Зимакову было объявлено, что, по ходатайству МГБ (Каково? Все-таки ходатайствуют!) приговор военной коллегии Верховного суда, коим приговорен он, Зимаков, к высшей мере наказания пока приостановлен, пока исполнению не подлежит. Ибо нужен он, Зимаков, как основной свидетель по другому делу, и ежели хочет жить, то достойно все это оценит, поймет и поможет, и в таком случае органы войдут со вторым ходатайством в Верховный Совет, и будет он, Зимаков, помилован.

— За что его приговорили к смертной казни? — спросил я сокамерника журналиста из Ровно Леви.

Тог ответил, с трудом сдерживая раздражение, что все справедливо.

- Зимаков сотрудничал с немцами и был даже каппо, то есть, одним из самых свирепых карателей и убийц в лагере Бухенвальд. Ему никогда не смыть кровь со своих рук! Слышите — никогда. Он столько убил и забил, что и сам потерял счет!

Лев Исаевич Леви при этом никогда не называл ни имени, ни фамилии Зимакова, только — "он", вмещая в это все, что только можно вообще вместить в безличное местоимение. Леви никогда не разговаривал с Зимаковым и мне советовал раз и навсегда забыть самое имя его, никакой помощи от него не принимать и презирать услуги, оказанные им в первые мои дни в камере.
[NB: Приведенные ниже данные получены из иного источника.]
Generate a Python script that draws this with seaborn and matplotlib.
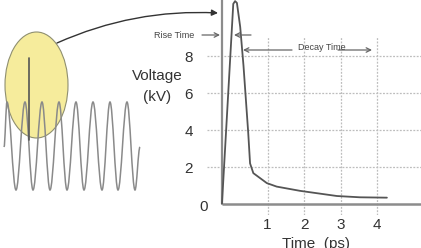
import matplotlib
matplotlib.use("Agg")
import matplotlib.pyplot as plt
import seaborn as sns
import pandas as pd
import numpy as np
from matplotlib.patches import Ellipse, PathPatch
from matplotlib.path import Path

# pulse data (time in ps, voltage in kV)
pulse_t = [-0.25, 0.06, 0.11, 0.16, 0.25, 0.34, 0.47, 0.52, 0.61, 0.98, 1.25, 1.89, 2.9, 3.53, 4.27]
pulse_v = [0.0, 10.85, 11.0, 10.9, 9.6, 7.5, 3.85, 2.2, 1.67, 1.13, 0.94, 0.71, 0.43, 0.36, 0.34]
x_ticks = [1, 2, 3, 4]
y_ticks = [2, 4, 6, 8]

# left-hand illustration: sine wave extrema (figure pixels) and the spike
wave_x = [4, 7, 16, 25, 33, 42, 50, 59, 67, 76, 84, 93, 102, 110, 118, 127, 135, 140]
wave_y = [147, 102, 190, 102, 190, 102, 190, 102, 190, 102, 190, 102, 190, 102, 190, 102, 190, 147]
spike_x = 29
spike_y = [58, 140]

sns.set_style("white")
plt.rcParams['font.family'] = ['Liberation Sans', 'DejaVu Sans']
narrow = ['Liberation Sans Narrow', 'Liberation Sans', 'DejaVu Sans']

W, H = 421, 248
fig = plt.figure(figsize=(W / 100, H / 100), dpi=100)

# main chart axes
x0, x1 = -0.66, 5.205
y0, y1 = -0.6, 11.06
ax = fig.add_axes([207 / W, (H - 215) / H, 214 / W, 215 / H])
ax.set_xlim(x0, x1)
ax.set_ylim(y0, y1)
for s in ax.spines.values():
    s.set_visible(False)
ax.patch.set_alpha(0)

grid_kw = dict(color='#bdbdbd', lw=0.9, linestyle=(0, (1.5, 1.2)), zorder=1)
ax.hlines(y_ticks, x0, x1, **grid_kw)
ax.vlines(x_ticks, y0, 9.05, **grid_kw)

# axes lines
ax.plot([-0.25, -0.25], [0, y1], color='#8c8c8c', lw=1.6, zorder=2, solid_capstyle='butt')
ax.plot([-0.25, x1], [0, 0], color='#8c8c8c', lw=1.8, zorder=2, solid_capstyle='butt')

df = pd.DataFrame({'t': pulse_t, 'v': pulse_v})
sns.lineplot(data=df, x='t', y='v', ax=ax, color='#555555', lw=1.3, sort=False, zorder=3)
ax.set_xlabel('')
ax.set_ylabel('')

ax.set_xticks(x_ticks)
ax.set_xticklabels([str(v) for v in x_ticks])
ax.set_yticks(y_ticks)
ax.set_yticklabels([str(v) for v in y_ticks])
ax.tick_params(axis='x', length=0, pad=2, labelsize=11, labelcolor='#333333')
ax.tick_params(axis='y', length=0, pad=10, labelsize=11, labelcolor='#333333')

# overlay axes in figure pixels for the illustration and annotations
ov = fig.add_axes([0, 0, 1, 1])
ov.set_xlim(0, W)
ov.set_ylim(H, 0)
ov.axis('off')
ov.patch.set_alpha(0)

ov.add_patch(Ellipse((36.5, 85), 63, 106, facecolor='#f6ec9c', edgecolor='#8f8f70', lw=0.8, zorder=1))

verts = [(wave_x[0], wave_y[0])]
codes = [Path.MOVETO]
for i in range(1, len(wave_x)):
    xa, ya = wave_x[i - 1], wave_y[i - 1]
    xb, yb = wave_x[i], wave_y[i]
    dx = xb - xa
    verts += [(xa + 0.36 * dx, ya), (xb - 0.36 * dx, yb), (xb, yb)]
    codes += [Path.CURVE4] * 3
ov.add_patch(PathPatch(Path(verts, codes), facecolor='none', edgecolor='#8a8a8a', lw=1.1, zorder=2))
ov.plot([spike_x, spike_x], spike_y, color='#555555', lw=1.2, zorder=3)

# big curved arrow from the circle to the pulse
ov.annotate('', xy=(218, 13), xytext=(57, 43),
            arrowprops=dict(arrowstyle='-|>', color='#333333', lw=1.0, mutation_scale=9,
                            connectionstyle='arc3,rad=-0.12', shrinkA=0, shrinkB=0))

# axis text
ov.text(157, 76, 'Voltage', ha='center', va='center', fontsize=11, color='#333333')
ov.text(157, 97, '(kV)', ha='center', va='center', fontsize=11, color='#333333')
ov.text(204, 207, '0', ha='center', va='center', fontsize=11, color='#333333')
ov.text(282, 237, 'Time  (ps)', ha='left', va='top', fontsize=11, color='#333333')

# rise / decay annotations
arr = dict(arrowstyle='->', color='#666666', lw=0.9, mutation_scale=8, shrinkA=0, shrinkB=0)
ov.text(174, 36, 'Rise Time', ha='center', va='center', fontsize=6.5, color='#444444', family=narrow)
ov.annotate('', xy=(220, 35), xytext=(202, 35), arrowprops=arr)
ov.annotate('', xy=(234, 35), xytext=(251, 35), arrowprops=arr)
ov.annotate('', xy=(243, 50), xytext=(292, 50), arrowprops=arr)
ov.annotate('', xy=(372, 50), xytext=(338, 50), arrowprops=arr)
ov.text(322, 48, 'Decay Time', ha='center', va='center', fontsize=6.5, color='#444444', family=narrow)

fig.savefig('out.png', dpi=100)
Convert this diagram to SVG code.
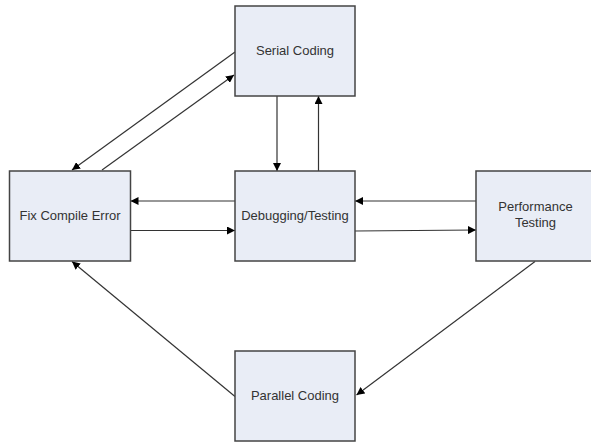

Рассказ Льва Исаевича Леви, ровно как и его советы, подействовали не меня угнетающе. Да нет. Слово не то. Ну, просто не мог понять, как я, прошедший войну, сражавшийся с гитлеризмом, искалеченный, можно сказать, превратившийся в обломок, могу оказаться заточенным в ту же камеру, куда запирают тех самых преступников, предателей и палачей, против которых воевал я с начала и до конца войны.

Знает ли партия, что творится здесь?

Вы можете представить себе степень моей наивности. Но ведь и сам я был членом этой партии. Был! И не один год даже, и не два. Был! Со счета не скинешь. Был, да не знал, соучастником чего являюсь. Верил газетам, верил партийным собраниям, открытым, закрытым, всему верил! Временами, правда, вкрадывалось недоумение: ведь пропаганда только и делает, что трубит: у партии нет секретов от народа! Да, но если нет секретов, то зачем же закрываться от беспартийных?

 

- 159 -

Однако, — размышлял я тогда, — ведь не могут же не знать об истине те, кто всем распоряжается! Те, кто ставит таких на столь высокие посты, облекает их такой неограниченной, бесконтрольной властью! Ну ладно, допустим, что в 1929 году были допущены, мягко говоря, "перегибы", стоившие миллионам людей жизни из-за головокружения от успехов. Но ведь в 1937 году успехов-то не было! А головы еще сильнее закружились, да намного сильнее, чем в 1928 году. И, наконец, самый страшный (по моему, может быть, субъективному ощущению) 1945 год. Год, если можно так выразиться, величайшего торжества всемирно-исторической победы, способной убедить даже и самого завзятого атеиста, что все-таки есть чудо. Перескочить от неминуемого конца в 1941 году до победы в 1945 - иначе, как чудом, это объяснить нельзя.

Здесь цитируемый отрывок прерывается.